In practice, the weight given to a proposed instrument often depends on:
- how advanced the process is
- whether the changes are likely to be made
- the purpose of the proposed controls.
Development Control Plans (DCPs)
Development Control Plans provide detailed planning guidance and performance criteria for development.
They typically deal with matters such as:
- setbacks
- landscaping
- privacy
- building articulation
- site coverage.
A common misunderstanding is that DCPs operate in the same way as LEPs.
They do not.
DCPs are guidelines, not statutory standards. A consent authority must consider them, but it may approve development that does not strictly comply with them if there is a reasonable planning justification.
Planning Agreements
Under section 4.15, a consent authority must consider any planning agreement entered into under section 7.4 or any draft planning agreement offered by the developer.
Planning agreements commonly deal with:
- infrastructure contributions
- public works
- land dedication
- monetary contributions.
A planning agreement does not determine whether development should be approved, but it can be a relevant consideration when assessing the overall planning outcome.
The Regulations
Section 4.15 requires consideration of the regulations to the extent they prescribe matters relevant to the development application.
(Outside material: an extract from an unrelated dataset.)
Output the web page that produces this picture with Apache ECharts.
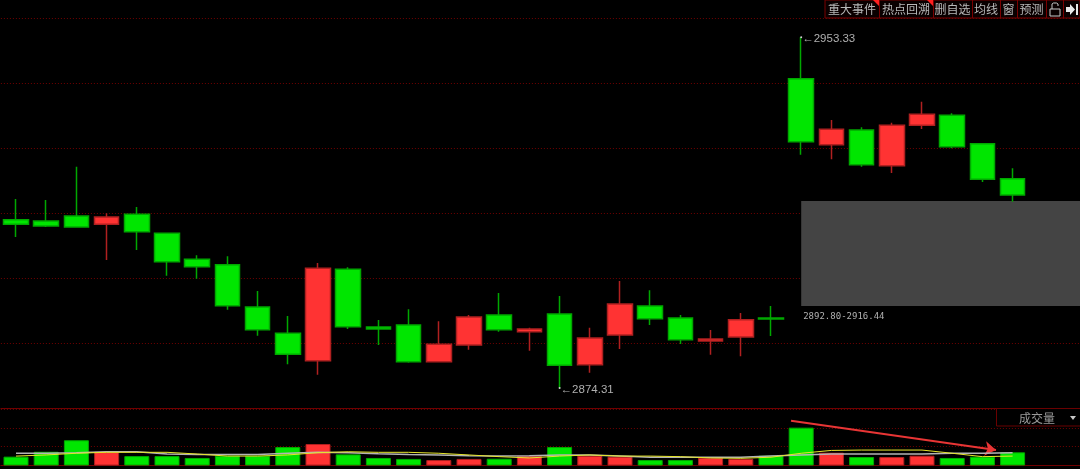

The regulations frequently deal with matters such as:
- notification requirements
- procedural matters
- technical assessment requirements.
Although this limb is not often discussed in planning reports, it remains a statutory consideration.
Significant likely Impacts of the Development
Section 4.15 requires consent authorities to consider the significant likely impacts of the development, which can include:
- environmental impacts
- social impacts
- economic impacts.
This limb often generates the most discussion because it involves a broad evaluation of how the development will affect its surroundings.
Typical issues considered here include:
- traffic and parking
- noise
- overshadowing
- visual impact
- heritage impacts
- flooding and environmental constraints.
This limb does not require impacts to be eliminated. The task is to assess whether the impacts are acceptable in the planning context.
Suitability of the Site
The suitability of the site is sometimes misunderstood as a purely physical question.
In practice, the assessment often includes both:
- physical characteristics of the site (such as slope, flooding, contamination), and
- planning characteristics (such as surrounding land uses or compatibility with the area).
For example, a site may technically accommodate a development from an engineering perspective but still be unsuitable because the development conflicts with the surrounding character.
Submissions
Consent authorities must consider any submissions made.
This requirement ensures that community concerns form part of the assessment process.
However, submissions do not determine the outcome of a development application. The role of submissions is to identify issues that need to be considered, rather than to decide the application.
A large number of objections does not automatically mean a development should be refused.
The Public Interest
The final limb of section 4.15 is the public interest.
This concept is sometimes treated as a separate test, but in practice it often reflects the overall planning outcome after the other matters have been considered.
The public interest may involve issues such as:
- consistency with planning framework
- the objects of the EPA Act
- proper application of planning controls
What about matters that are not relevant?
The regulations may also declare certain factors to be relevant or not relevant when considering impacts, site suitability or the public interest. Where a factor has been declared not relevant, a consent authority must not take it into consideration.
A Final Observation
Section 4.15 is sometimes treated as a formula that produces a single correct outcome.
In reality, the provision requires a planning judgment. Different decision-makers may legitimately reach different conclusions after considering the same matters.
What the Act requires is that those matters are properly considered.
Understanding the role of each limb of section 4.15 helps ensure that development applications are assessed in a way that reflects both the legal framework and the practical realities of the planning system.